Ausgerechnet in einer für Scholz so heiklen Situation verkündet SPD-Generalsekretär Kevin Kühnert, dass man erst kurz vor der Bundestagswahl im Herbst kommenden Jahres den Kanzlerkandidaten ausrufen werde. Den Namen Scholz nennt er nicht, sondern spricht nur von „personeller Klarheit“. Das kann man so machen. Kühnert hätte aber auch sagen können: „Wir haben einen Kanzler, also haben wir auch einen Kandidaten. Punkt.“ Noch gibt es keine Anzeichen dafür, dass die SPD mit einem anderen Kandidaten ins Rennen gehen wollte. Es wäre auch ein hoch riskantes Manöver, mitten im Fluss das Pferd zu wechseln. Aber wenn das zu sehr lahmen sollte, ist nichts ausgeschlossen. Immerhin gibt es einen sehr beliebten sozialdemokratischen Verteidigungsminister.

Der Kampf der FDP

Die Angst vor den Wählern ist nicht nur in der SPD zu spüren. Deutlicher noch tritt sie bei deren liberalem Koalitionspartner zutage. Der kämpft um die parlamentarische Existenz. So sollte man vor dem Parteitag am Wochenende Zwölf-Punkte-Papiere zur Eindämmung von Sozialleistungen nicht überbewerten. Wie Kühnert sagt: Das gehört zum politischen Geschäft in einer Demokratie und einer Koalition von Parteien, die unterschiedliche Wählerschaften bedienen. Da aber zumindest nach jetzigem Stand eine Neuauflage der Ampel in eineinhalb Jahren wenig wahrscheinlich ist, ist es für die FDP geradezu zwingend, das eigene Überleben dem Frieden in der Ampelkoalition überzuordnen. Derzeit gibt es keine Anzeichen dafür, dass die FDP vorzeitig von Bord gehen könnte. Aber als Christian Lindner nach der Wahl 2017 unmittelbar vor deren Abschluss die Gespräche zur Bildung eines Bündnisses mit CDU und Grünen platzen ließ, kam das für das Publikum auch aus dem Nichts.

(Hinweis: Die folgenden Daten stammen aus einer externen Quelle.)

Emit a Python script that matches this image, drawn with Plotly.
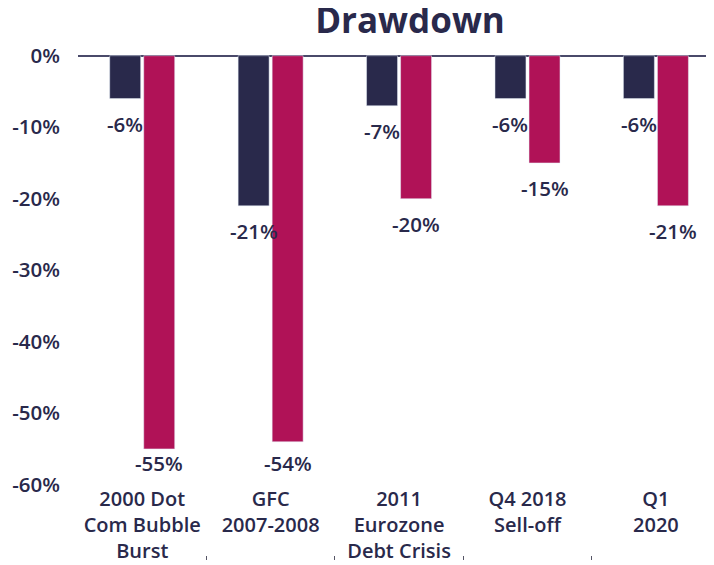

Bei den Grünen herrscht noch einigermaßen Ruhe. Immerhin sind sie seit 2021 nicht so abgestürzt wie SPD und FDP. Nach Umfragen behaupten sie sich in der Nähe ihres Bundestagswahlergebnisses von 14,7 Prozent. Dennoch wächst auch die innerparteiliche Unruhe, je deutlicher sich das Wiederaufleben des Wettstreits zwischen Annalena Baerbock und Robert Habeck um Platz eins auf dem Weg zur Bundestagswahl abzeichnet. Es stimmt schon, worauf auch in der Union hingewiesen wird: Koalitionen halten in Deutschland in aller Regel bis zum Ende der Legislaturperiode. Allerdings haben Ausnahmen – 1982 und 2005 – diese Regel bestätigt.